Retired Kovalcin won 3 WPIAL titles as Latrobe softball coach
By Brittany Goncar
Published: Tuesday, July 3, 2012, 8:47 p.m.
Updated: Friday, December 28, 2012
Bob Kovalcin got a lot of enjoyment from coaching members of the Latrobe softball team.
Apparently, the feeling was mutual.
After the Wildcats defeated Central York, 1-0, in 14 innings to advance to the 2008 PIAA Class AAAA championship game, Kovalcin dressed in women's clothing and walked into a Hoss's Steakhouse, all for his girls.
“Sometimes you make a little bet with them and it was a win-win situation for me,” Kovalcin said. “I would have done it either way, but the point was that they won the bet so yes I dressed up like a girl and they had a good time.”
It was moments like that Kovalcin will remember most about his stellar nine-year run with the Wildcats after he announced his retirement earlier this month.
Kovalcin will be moving to North Carolina to watch his daughter, Molly, play her final year of softball at Catawba College.
“I told (the team) at the banquet before I told the administration, and that was the day before,” Kovalcin said. “I love these girls to death, but I love my own girls just a little bit more. That's the hardest thing to walk away from because they are all fantastic young ladies.
“I just want to see (Molly) play. That's something I've wanted to do, and we had talked about it through her years in college. I'm going to make it happen.”
Kovalcin led Latrobe to WPIAL titles in 2007, '08 and '11 in addition to PIAA runner-up finishes in 2007 and 2008. He had a record of 141-49.
His success began in 2007, when Latrobe defeated Seneca Valley, 5-1, for its first WPIAL title under his watch. The Wildcats ended this season with a 9-1 loss to Shaler in the WPIAL AAAA quarterfinals.
Applications are being accepted for the position, but the candidates have huge shoes to fill, according to athletic director Mark Mears.
“Between his daughter and his family, it wasn't a real big surprise to us,” Mears said. “You're sad to lose a guy like Bob, but he has a family, too.
“He kept the student-athlete in the right order,” he said. “He always made them maintain a B grade-point average. He was very strict about that. He reinforced to the girls that they needed to get an education first.”
Coaching to Kovalcin was never about wins and loses; it was about the girls, he said.

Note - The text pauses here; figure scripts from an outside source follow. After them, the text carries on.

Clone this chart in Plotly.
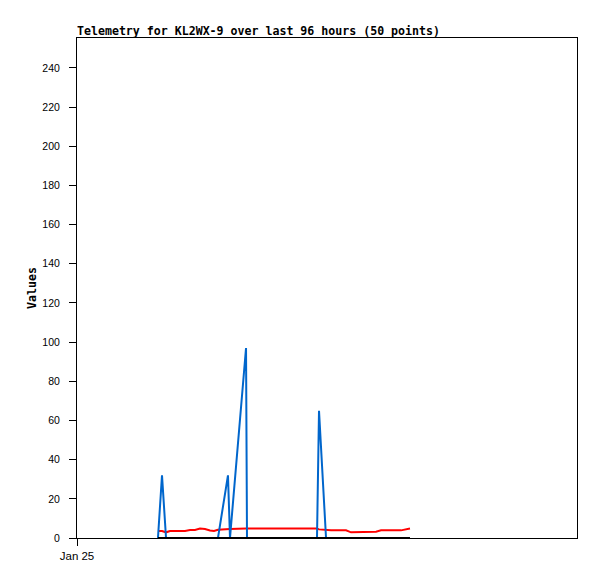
import plotly.graph_objects as go

times = [
    "2024-01-25 19:26", "2024-01-25 20:24", "2024-01-25 21:22", "2024-01-25 22:19", "2024-01-25 23:31",
    "2024-01-26 00:43", "2024-01-26 01:55", "2024-01-26 03:07", "2024-01-26 04:19", "2024-01-26 05:31",
    "2024-01-26 06:43", "2024-01-26 07:55", "2024-01-26 08:53", "2024-01-26 09:50", "2024-01-26 12:14",
    "2024-01-26 12:43", "2024-01-26 16:34", "2024-01-26 16:48", "2024-01-26 18:00", "2024-01-26 19:12",
    "2024-01-26 20:24", "2024-01-26 21:36", "2024-01-26 22:48", "2024-01-27 00:00", "2024-01-27 01:12",
    "2024-01-27 02:24", "2024-01-27 03:36", "2024-01-27 04:48", "2024-01-27 06:00", "2024-01-27 07:12",
    "2024-01-27 08:24", "2024-01-27 09:36", "2024-01-27 10:05", "2024-01-27 11:46", "2024-01-27 12:58",
    "2024-01-27 14:10", "2024-01-27 15:22", "2024-01-27 16:34", "2024-01-27 17:46", "2024-01-27 18:58",
    "2024-01-27 20:10", "2024-01-27 21:22", "2024-01-27 22:34", "2024-01-27 23:46", "2024-01-28 00:58",
    "2024-01-28 02:10", "2024-01-28 03:22", "2024-01-28 04:34", "2024-01-28 05:46", "2024-01-28 07:55",
]

red_values = [
    3.6, 3.6, 2.9, 3.6, 3.6, 3.6, 3.6, 4.1, 4.1, 4.8,
    4.6, 3.8, 3.6, 4.2, 4.6, 4.6, 4.8, 4.8, 4.8, 4.8,
    4.8, 4.8, 4.8, 4.8, 4.8, 4.8, 4.8, 4.8, 4.8, 4.8,
    4.8, 4.8, 4.4, 3.9, 3.9, 3.9, 3.9, 3.9, 2.9, 2.9,
    2.9, 3.2, 3.2, 3.2, 3.9, 3.9, 3.9, 3.9, 3.9, 4.8,
]

blue_values = [
    0, 32, 0, 0, 0, 0, 0, 0, 0, 0,
    0, 0, 0, 0, 32, 0, 97, 0, 0, 0,
    0, 0, 0, 0, 0, 0, 0, 0, 0, 0,
    0, 0, 65, 0, 0, 0, 0, 0, 0, 0,
    0, 0, 0, 0, 0, 0, 0, 0, 0, 0,
]

black_values = [0] * 50

y_ticks = [0, 20, 40, 60, 80, 100, 120, 140, 160, 180, 200, 220, 240]
x_tick_vals = ["2024-01-25"]
x_tick_text = ["Jan 25"]

# the page body has an 8px margin, so the figure is shrunk by that offset
W, H = 589, 571

fig = go.Figure()
fig.add_trace(go.Scatter(x=times, y=red_values, mode="lines",
                         line=dict(color="#ff0000", width=2), showlegend=False))
fig.add_trace(go.Scatter(x=times, y=blue_values, mode="lines",
                         line=dict(color="#0066cc", width=2), showlegend=False))
fig.add_trace(go.Scatter(x=times, y=black_values, mode="lines",
                         line=dict(color="#000000", width=2), showlegend=False))

fig.update_layout(
    width=W, height=H,
    margin=dict(l=69, r=20, t=30, b=41),
    paper_bgcolor="white", plot_bgcolor="white",
    title=dict(text="<b>Telemetry for KL2WX-9 over last 96 hours (50 points)</b>",
               font=dict(family="DejaVu Sans Mono", size=11.6, color="black"),
               x=69 / W, xanchor="left", xref="container",
               y=1 - 23 / H, yanchor="middle", yref="container"),
    font=dict(family="Liberation Sans", size=10, color="black"),
)
fig.update_xaxes(
    type="date",
    range=["2024-01-25 00:00", "2024-01-30 00:00"],
    tickvals=x_tick_vals, ticktext=x_tick_text,
    ticks="outside", ticklen=7, tickcolor="black",
    showline=True, linecolor="black", linewidth=1, mirror=True,
    showgrid=False, zeroline=False, automargin=False,
    tickfont=dict(family="Liberation Sans", size=11.5, color="black"),
)
fig.update_yaxes(
    range=[0, 255.3],
    tickvals=y_ticks,
    ticks="outside", ticklen=7, tickcolor="black",
    showline=True, linecolor="black", linewidth=1, mirror=True,
    showgrid=False, zeroline=False, automargin=False,
    ticklabelstandoff=7,
    tickfont=dict(family="Liberation Sans", size=10.5, color="black"),
    title=dict(text="<b>Values</b>", font=dict(family="DejaVu Sans Mono", size=11.6, color="black"),
               standoff=3),
)

fig.write_html("out.html")
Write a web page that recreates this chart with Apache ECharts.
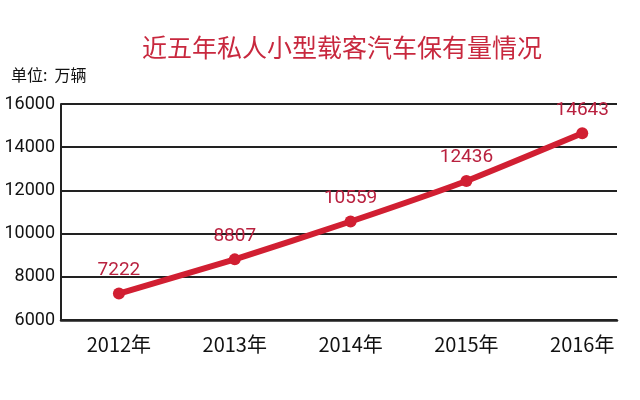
<!DOCTYPE html>
<html><head><meta charset="utf-8">
<script src="https://cdn.jsdelivr.net/npm/echarts@6/dist/echarts.min.js"></script>
<style>html,body{margin:0;padding:0;background:#fff}#c{width:640px;height:400px}</style>
</head><body><div id="c"></div>
<script>
const categories = ['2012年', '2013年', '2014年', '2015年', '2016年'];
const values = [7222, 8807, 10559, 12436, 14643];
const yMin = 6000, yMax = 16000, yStep = 2000;
const titleText = '近五年私人小型载客汽车保有量情况';
const unitText = '单位:  万辆';

const chart = echarts.init(document.getElementById('c'), null, {renderer: 'canvas'});
chart.setOption({
  backgroundColor: '#ffffff',
  animation: false,
  title: [
    {text: titleText, left: 337, top: 30, textAlign: 'center',
     textStyle: {color: '#c8283e', fontSize: 25, fontWeight: 'normal', fontFamily: 'Noto Sans CJK SC'}},
    {text: unitText, left: 6, top: 62,
     textStyle: {color: '#111', fontSize: 16, fontWeight: 'normal', fontFamily: 'Noto Sans CJK SC'}}
  ],
  grid: {left: 61, right: 23, top: 104, bottom: 80, outerBoundsMode: 'none', containLabel: false},
  xAxis: {
    type: 'value', min: -0.5, max: 4.3,
    axisLine: {show: true, onZero: false, lineStyle: {color: '#222', width: 2.5}},
    axisTick: {show: false},
    splitLine: {show: false},
    axisLabel: {
      customValues: categories.map((c, i) => i),
      formatter: v => categories[Math.round(v)] || '',
      color: '#111', fontSize: 20, margin: 14,
      fontFamily: 'Noto Sans CJK SC'
    }
  },
  yAxis: {
    type: 'value', min: yMin, max: yMax, interval: yStep,
    axisLine: {show: true, onZero: false, lineStyle: {color: '#222', width: 2}},
    axisTick: {show: false},
    splitLine: {show: true, lineStyle: {color: '#222', width: 2}},
    axisLabel: {color: '#111', fontSize: 18, margin: 6,
      formatter: v => String(v),
      fontFamily: 'Roboto, sans-serif'}
  },
  series: [{
    type: 'line',
    data: values.map((v, i) => [i, v]),
    smooth: 0.15,
    symbol: 'circle', symbolSize: 12,
    lineStyle: {color: '#d11f32', width: 6},
    itemStyle: {color: '#d11f32'},
    label: {show: true, position: 'top', distance: 8,
      formatter: p => String(p.value[1]),
      color: '#b9213f', fontSize: 19,
      fontFamily: 'Roboto, sans-serif'}
  }]
});
</script></body></html>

“Your coach is just an aspect of a parent,” he said. “Just that little bit of time a day through the season, or the year, to help mold that young lady. ... If I did anything, that little bit, that would be the most important thing to me. All the other stuff is irrelevant.”
Kovalcin's coaching style went above and beyond as he molded all-star players and successful young women, Mears said. In nine years, only one of his players chose to not attend college.
“He taught Latrobe softball at a very high level,” Mears said. “Now the challenge is to keep it there.”
Brittany Goncar is a freelance writer.